OK.  So since we're into TLAs, did you ever wonder what SAP stands for?  Kind of like at one point IBM was International Business Machines?  According to at least one source "SAP the company was founded in Germany in 1972 by five ex-IBM engineers. In case you're ever asked, SAP stands for Systeme, Andwendungen, Produkte in der Datenverarbeitung which - translated to English - means Systems, Applications, Products in Data Processing."
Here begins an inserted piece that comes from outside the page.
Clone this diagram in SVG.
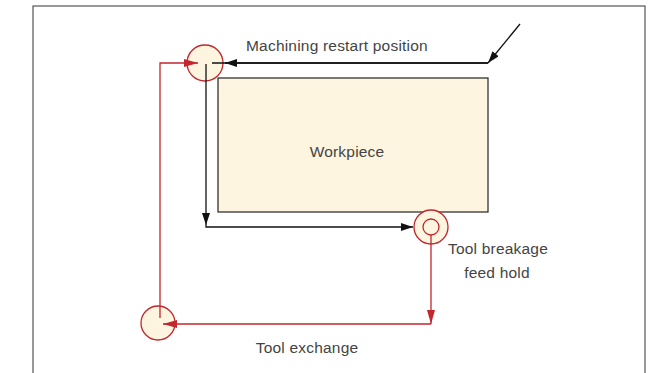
<svg xmlns="http://www.w3.org/2000/svg" width="659" height="373" viewBox="0 0 659 373">
<style>
.t{font-family:"Liberation Sans",Arial,sans-serif;font-size:15.5px;letter-spacing:0.2px;fill:#444}
.blk{stroke:#111;stroke-width:1.3;fill:none}
.red{stroke:#c1272d;stroke-width:1.3;fill:none}
.rc{stroke:#c1272d;stroke-width:1.3;fill:#fdf5e0}
</style>
<defs>
<marker id="ab" markerWidth="12" markerHeight="8" refX="12" refY="4" orient="auto" markerUnits="userSpaceOnUse"><path d="M0,0 L12,4 L0,8 Z" fill="#111"/></marker>
<marker id="ar" markerWidth="14" markerHeight="8" refX="14" refY="4" orient="auto" markerUnits="userSpaceOnUse"><path d="M0,0 L14,4 L0,8 Z" fill="#c1272d"/></marker>
</defs>
<rect x="33" y="6" width="612" height="380" fill="#fff" stroke="#333" stroke-width="1"/>
<g id="workpiece">
<rect x="218" y="78" width="270" height="134" fill="#fdf5e0" stroke="#222" stroke-width="1.2"/>
<text class="t" x="347" y="157" text-anchor="middle">Workpiece</text>
</g>
<g id="restart">
<circle class="rc" cx="205" cy="63" r="18"/>
<text class="t" x="246" y="51">Machining restart position</text>
</g>
<g id="breakage">
<circle class="rc" cx="431" cy="227" r="17"/>
<circle class="rc" cx="431" cy="227" r="8"/>
<text class="t" x="498" y="254" text-anchor="middle">Tool breakage</text>
<text class="t" x="497" y="278" text-anchor="middle">feed hold</text>
</g>
<g id="exchange">
<circle class="rc" cx="158" cy="323" r="17"/>
<text class="t" x="307" y="353" text-anchor="middle">Tool exchange</text>
</g>
<g id="connectors">
<line class="blk" x1="520" y1="24" x2="488" y2="63" marker-end="url(#ab)"/>
<line class="blk" x1="488" y1="63" x2="212" y2="63"/>
<line class="blk" x1="488" y1="63" x2="225" y2="63" marker-end="url(#ab)"/>
<polyline class="blk" points="206,64 206,225" marker-end="url(#ab)"/>
<polyline class="blk" points="206,225 206,227 413,227" marker-end="url(#ab)"/>
<polyline class="red" points="431,235 431,324" marker-end="url(#ar)"/>
<polyline class="red" points="431,324 163,324" marker-end="url(#ar)"/>
<polyline class="red" points="160,318 160,63 198,63" marker-end="url(#ar)"/>
</g>
</svg>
So now we have completed the "circle of confusion" with regard to convergence of applications and telecommunications protocols.  You can tell whether a person is a SAP programmer or a SIP geek by what they think "RFC" means.


3 Comments

When I saw you mention "MAC" I thought you were going to mention the cryptographic Message Authentication Code and the DSP Multiply and ACcumulate as well.
I once purposely used the three acronyms (including the Ethernet MAC) in a single sentence to see if people would notice).

Y(J)S

One acronym with three meanings in one sentence... Super! Please post it, and let's see if anybody else can use three - or four!

Part of the pedant in me picks up these things. I teach a number of technical courses (MPLS, TCP/IP, IMS, VoIP, SIGTRAN, OSP, BGP)... See what I did right there.... We all use them (acronyms) over and over everyday - its just the language of the industry we're involved in.

So who can't say a complete sentence now without some acronyms creeping in?.... Surely that's actually the only language engineers (like me) now speak? I think it started much further back - in the 70s for me, as a radio ham - I was known as G1GBJ....... Not to mention the 'ol CB Radio lingo "10-4 good buddy what's your 10-20?"- derived from police radio "speak".

We've all been speaking "code" for longer than possible most of us either remember (or possible care to remember?).

Teaching means you've got be acutely aware of what each acronym means to your audience. As a practitioner you become accustomed to using acronyms "in context" and we "assume" a certain meaning... Hey but that's just all part of the rich tapestry of the Comms and CompSci industry.

Thanks for the mention and a great summary of the fun we have ;).